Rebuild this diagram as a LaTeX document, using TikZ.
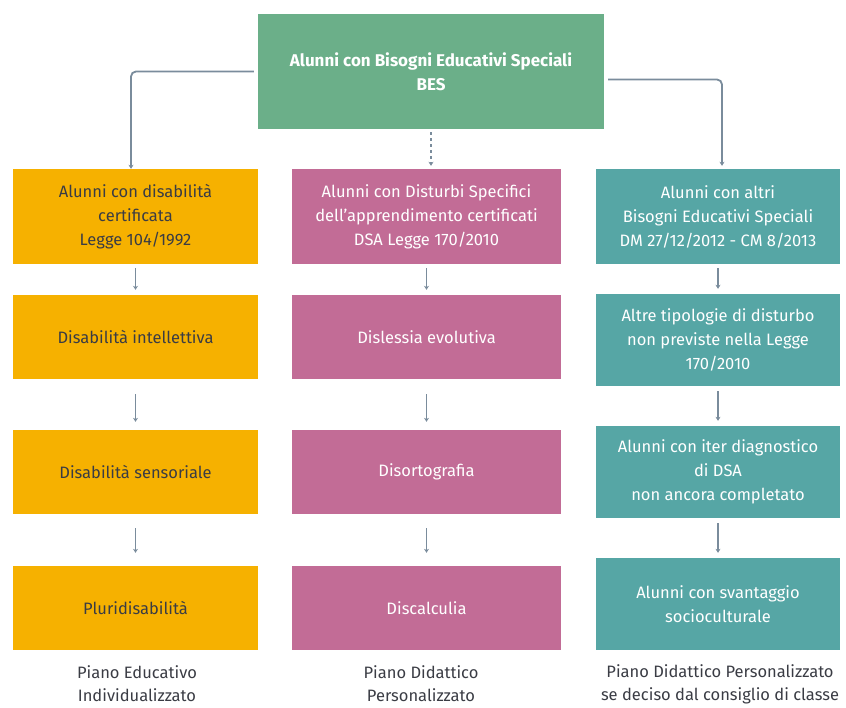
\documentclass[tikz,border=0pt]{standalone}
\usepackage{fontspec}
\setmainfont{Fira Sans}
\definecolor{besgreen}{RGB}{107,175,137}
\definecolor{disorange}{RGB}{246,177,0}
\definecolor{dsapink}{RGB}{194,108,150}
\definecolor{altriteal}{RGB}{86,166,165}
\definecolor{linkgray}{RGB}{122,140,156}
\definecolor{inkdark}{RGB}{58,60,68}
\usetikzlibrary{arrows.meta, positioning, calc}

\begin{document}
\begin{tikzpicture}[
  x=1pt, y=-1pt,
  box/.style={rectangle, align=center, inner sep=2pt,
              font=\fontsize{16.5}{24}\selectfont},
  link/.style={-{Stealth[length=4pt, width=5pt]}, line width=1.8pt, color=linkgray},
  note/.style={align=center, font=\fontsize{16.5}{23}\selectfont, text=inkdark}
]
  \useasboundingbox (0,0) rectangle (846,708);

  % Top node
  \node[box, fill=besgreen, text=white, minimum width=346pt, minimum height=115pt,
        font=\fontsize{17}{24}\selectfont\bfseries] (bes)
    at (431,71.5) {Alunni con Bisogni Educativi Speciali\\BES};

  % Disabilita column
  \node[box, fill=disorange, text=inkdark, minimum width=245pt, minimum height=95pt] (dis1)
    at (135.5,216.5) {Alunni con disabilità\\certificata\\Legge 104/1992};
  \node[box, fill=disorange, text=inkdark, minimum width=245pt, minimum height=84pt] (dis2)
    at (135.5,337) {Disabilità intellettiva};
  \node[box, fill=disorange, text=inkdark, minimum width=245pt, minimum height=84pt] (dis3)
    at (135.5,472) {Disabilità sensoriale};
  \node[box, fill=disorange, text=inkdark, minimum width=245pt, minimum height=84pt] (dis4)
    at (135.5,608) {Pluridisabilità};

  % DSA column
  \node[box, fill=dsapink, text=white, minimum width=269pt, minimum height=95pt] (dsa1)
    at (426.5,216.5) {Alunni con Disturbi Specifici\\dell'apprendimento certificati\\DSA Legge 170/2010};
  \node[box, fill=dsapink, text=white, minimum width=269pt, minimum height=84pt] (dsa2)
    at (426.5,337) {Dislessia evolutiva};
  \node[box, fill=dsapink, text=white, minimum width=269pt, minimum height=84pt] (dsa3)
    at (426.5,472) {Disortografia};
  \node[box, fill=dsapink, text=white, minimum width=269pt, minimum height=84pt] (dsa4)
    at (426.5,608) {Discalculia};

  % Altri BES column
  \node[box, fill=altriteal, text=white, minimum width=244pt, minimum height=95pt] (altri1)
    at (718,216.5) {Alunni con altri\\Bisogni Educativi Speciali\\DM 27/12/2012 - CM 8/2013};
  \node[box, fill=altriteal, text=white, minimum width=244pt, minimum height=92pt] (altri2)
    at (718,340) {Altre tipologie di disturbo\\non previste nella Legge\\170/2010};
  \node[box, fill=altriteal, text=white, minimum width=244pt, minimum height=92pt] (altri3)
    at (718,472) {Alunni con iter diagnostico\\di DSA\\non ancora completato};
  \node[box, fill=altriteal, text=white, minimum width=244pt, minimum height=92pt] (altri4)
    at (718,604) {Alunni con svantaggio\\socioculturale};

  % Arrows from top
  \draw[link, rounded corners=5pt, shorten <=4pt] (bes.west) -| ([xshift=-4.5pt]dis1.north);
  \draw[link, dashed, shorten <=3pt, shorten >=3pt] (bes.south) -- ([xshift=4.5pt]dsa1.north);
  \draw[link, rounded corners=5pt, shorten <=4pt, shorten >=3pt] ([yshift=-8pt]bes.east) -| ([xshift=4pt]altri1.north);

  % Arrows inside columns
  \draw[link, shorten <=4pt, shorten >=5pt] (dis1) -- (dis2);
  \draw[link, shorten <=15pt, shorten >=8pt] (dis2) -- (dis3);
  \draw[link, shorten <=14pt, shorten >=13pt] (dis3) -- (dis4);
  \draw[link, shorten <=4pt, shorten >=5pt] (dsa1) -- (dsa2);
  \draw[link, shorten <=15pt, shorten >=8pt] (dsa2) -- (dsa3);
  \draw[link, shorten <=14pt, shorten >=13pt] (dsa3) -- (dsa4);
  \draw[link, shorten <=4pt, shorten >=5pt] (altri1) -- (altri2);
  \draw[link, shorten <=5pt, shorten >=5pt] (altri2) -- (altri3);
  \draw[link, shorten <=5pt, shorten >=5pt] (altri3) -- (altri4);

  % Notes below
  \node[note] (pei) at (137,684) {Piano Educativo\\Individualizzato};
  \node[note] (pdp) at (421,684) {Piano Didattico\\Personalizzato};
  \node[note] (pdpc) at (720,684) {Piano Didattico Personalizzato\\se deciso dal consiglio di classe};
\end{tikzpicture}
\end{document}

▸ Exercise aim: Output all of the data exactly as it stands, minus any images.

▸ Final result:
Rebuild this diagram as a LaTeX document, using TikZ.
\documentclass[tikz,border=0pt]{standalone}
\usepackage{fontspec}
\setmainfont{Fira Sans}
\definecolor{besgreen}{RGB}{107,175,137}
\definecolor{disorange}{RGB}{246,177,0}
\definecolor{dsapink}{RGB}{194,108,150}
\definecolor{altriteal}{RGB}{86,166,165}
\definecolor{linkgray}{RGB}{122,140,156}
\definecolor{inkdark}{RGB}{58,60,68}
\usetikzlibrary{arrows.meta, positioning, calc}

\begin{document}
\begin{tikzpicture}[
  x=1pt, y=-1pt,
  box/.style={rectangle, align=center, inner sep=2pt,
              font=\fontsize{16.5}{24}\selectfont},
  link/.style={-{Stealth[length=4pt, width=5pt]}, line width=1.8pt, color=linkgray},
  note/.style={align=center, font=\fontsize{16.5}{23}\selectfont, text=inkdark}
]
  \useasboundingbox (0,0) rectangle (846,708);

  % Top node
  \node[box, fill=besgreen, text=white, minimum width=346pt, minimum height=115pt,
        font=\fontsize{17}{24}\selectfont\bfseries] (bes)
    at (431,71.5) {Alunni con Bisogni Educativi Speciali\\BES};

  % Disabilita column
  \node[box, fill=disorange, text=inkdark, minimum width=245pt, minimum height=95pt] (dis1)
    at (135.5,216.5) {Alunni con disabilità\\certificata\\Legge 104/1992};
  \node[box, fill=disorange, text=inkdark, minimum width=245pt, minimum height=84pt] (dis2)
    at (135.5,337) {Disabilità intellettiva};
  \node[box, fill=disorange, text=inkdark, minimum width=245pt, minimum height=84pt] (dis3)
    at (135.5,472) {Disabilità sensoriale};
  \node[box, fill=disorange, text=inkdark, minimum width=245pt, minimum height=84pt] (dis4)
    at (135.5,608) {Pluridisabilità};

  % DSA column
  \node[box, fill=dsapink, text=white, minimum width=269pt, minimum height=95pt] (dsa1)
    at (426.5,216.5) {Alunni con Disturbi Specifici\\dell'apprendimento certificati\\DSA Legge 170/2010};
  \node[box, fill=dsapink, text=white, minimum width=269pt, minimum height=84pt] (dsa2)
    at (426.5,337) {Dislessia evolutiva};
  \node[box, fill=dsapink, text=white, minimum width=269pt, minimum height=84pt] (dsa3)
    at (426.5,472) {Disortografia};
  \node[box, fill=dsapink, text=white, minimum width=269pt, minimum height=84pt] (dsa4)
    at (426.5,608) {Discalculia};

  % Altri BES column
  \node[box, fill=altriteal, text=white, minimum width=244pt, minimum height=95pt] (altri1)
    at (718,216.5) {Alunni con altri\\Bisogni Educativi Speciali\\DM 27/12/2012 - CM 8/2013};
  \node[box, fill=altriteal, text=white, minimum width=244pt, minimum height=92pt] (altri2)
    at (718,340) {Altre tipologie di disturbo\\non previste nella Legge\\170/2010};
  \node[box, fill=altriteal, text=white, minimum width=244pt, minimum height=92pt] (altri3)
    at (718,472) {Alunni con iter diagnostico\\di DSA\\non ancora completato};
  \node[box, fill=altriteal, text=white, minimum width=244pt, minimum height=92pt] (altri4)
    at (718,604) {Alunni con svantaggio\\socioculturale};

  % Arrows from top
  \draw[link, rounded corners=5pt, shorten <=4pt] (bes.west) -| ([xshift=-4.5pt]dis1.north);
  \draw[link, dashed, shorten <=3pt, shorten >=3pt] (bes.south) -- ([xshift=4.5pt]dsa1.north);
  \draw[link, rounded corners=5pt, shorten <=4pt, shorten >=3pt] ([yshift=-8pt]bes.east) -| ([xshift=4pt]altri1.north);

  % Arrows inside columns
  \draw[link, shorten <=4pt, shorten >=5pt] (dis1) -- (dis2);
  \draw[link, shorten <=15pt, shorten >=8pt] (dis2) -- (dis3);
  \draw[link, shorten <=14pt, shorten >=13pt] (dis3) -- (dis4);
  \draw[link, shorten <=4pt, shorten >=5pt] (dsa1) -- (dsa2);
  \draw[link, shorten <=15pt, shorten >=8pt] (dsa2) -- (dsa3);
  \draw[link, shorten <=14pt, shorten >=13pt] (dsa3) -- (dsa4);
  \draw[link, shorten <=4pt, shorten >=5pt] (altri1) -- (altri2);
  \draw[link, shorten <=5pt, shorten >=5pt] (altri2) -- (altri3);
  \draw[link, shorten <=5pt, shorten >=5pt] (altri3) -- (altri4);

  % Notes below
  \node[note] (pei) at (137,684) {Piano Educativo\\Individualizzato};
  \node[note] (pdp) at (421,684) {Piano Didattico\\Personalizzato};
  \node[note] (pdpc) at (720,684) {Piano Didattico Personalizzato\\se deciso dal consiglio di classe};
\end{tikzpicture}
\end{document}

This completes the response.